Depuis le début de la semaine, ils tentent "très difficilement" de joindre ces familles directement par téléphone, comme l'avait préconisé le ministre de l'Education Jean-Michel Blanquer la semaine dernière, pour maintenir le lien avec les familles, en les appelant chacune une fois par semaine.

A Rennes, Julie, enseignante en CE1 dans une école en REP, explique la "peur" du décrochage. "Il y a des enfants qui sont déjà en difficulté scolaire et qui ont des problèmes d'accès aux ressources qu'on met en ligne. Les parents sont dépassés par la situation, on a peur de les perdre", décrit-elle.

"Notre crainte à tous, surtout en REP, c'est de creuser un peu plus les inégalités entre les enfants, ça nous rend fous", lance cette enseignante qui a elle aussi "appelé tous les parents au moins une fois la semaine passée" et va "cibler les plus fragiles pour maintenir le contact".

En lycée professionnel, qui rassemble très souvent des élèves aux difficultés scolaires et sociales, "les élèves restent pour beaucoup aux abonnés absents", raconte Vincent Magne, professeur de lycée professionnel en lettres et histoire dans l'Aube.

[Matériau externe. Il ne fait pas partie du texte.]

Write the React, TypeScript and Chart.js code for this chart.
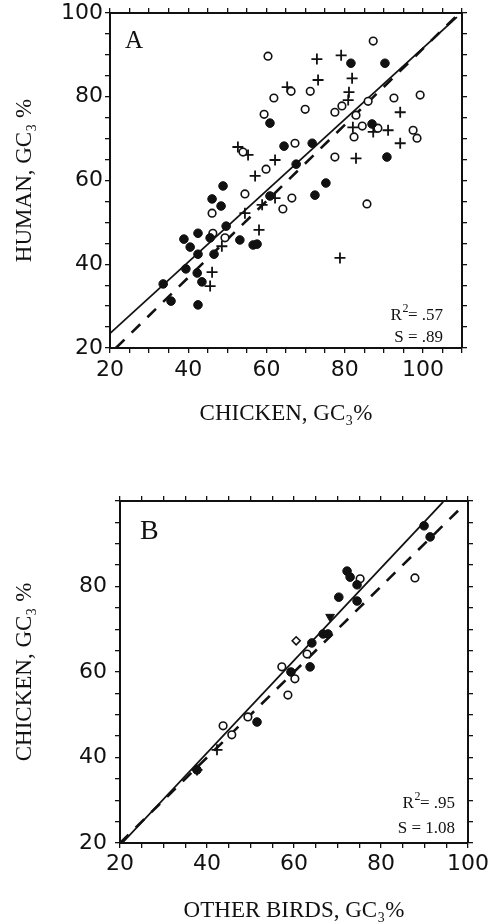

"Sur 28 élèves, nous n'arrivons pas à joindre du tout une dizaine d'entre eux, qui d'ordinaire en classe ont déjà énormément de mal à se concentrer", témoigne-t-il.

Alors "c'est la débrouille, on passe par des camarades à eux pour tenter de les atteindre, en vain. Mais on ne peut pas passer non plus notre temps au téléphone", avoue-t-il.

Selon Alain-Romain Nitkowski, secrétaire national au Snetaa-FO, premier syndicat au niveau du lycée professionnel, on compte dans cette filière "70.000 décrocheurs sur 700.000 élèves depuis le début du confinement, c'est considérable", s'alarme-t-il, espérant que "le cycle des CAP pourra être porté à trois ans au lieu de deux pour beaucoup d'élèves".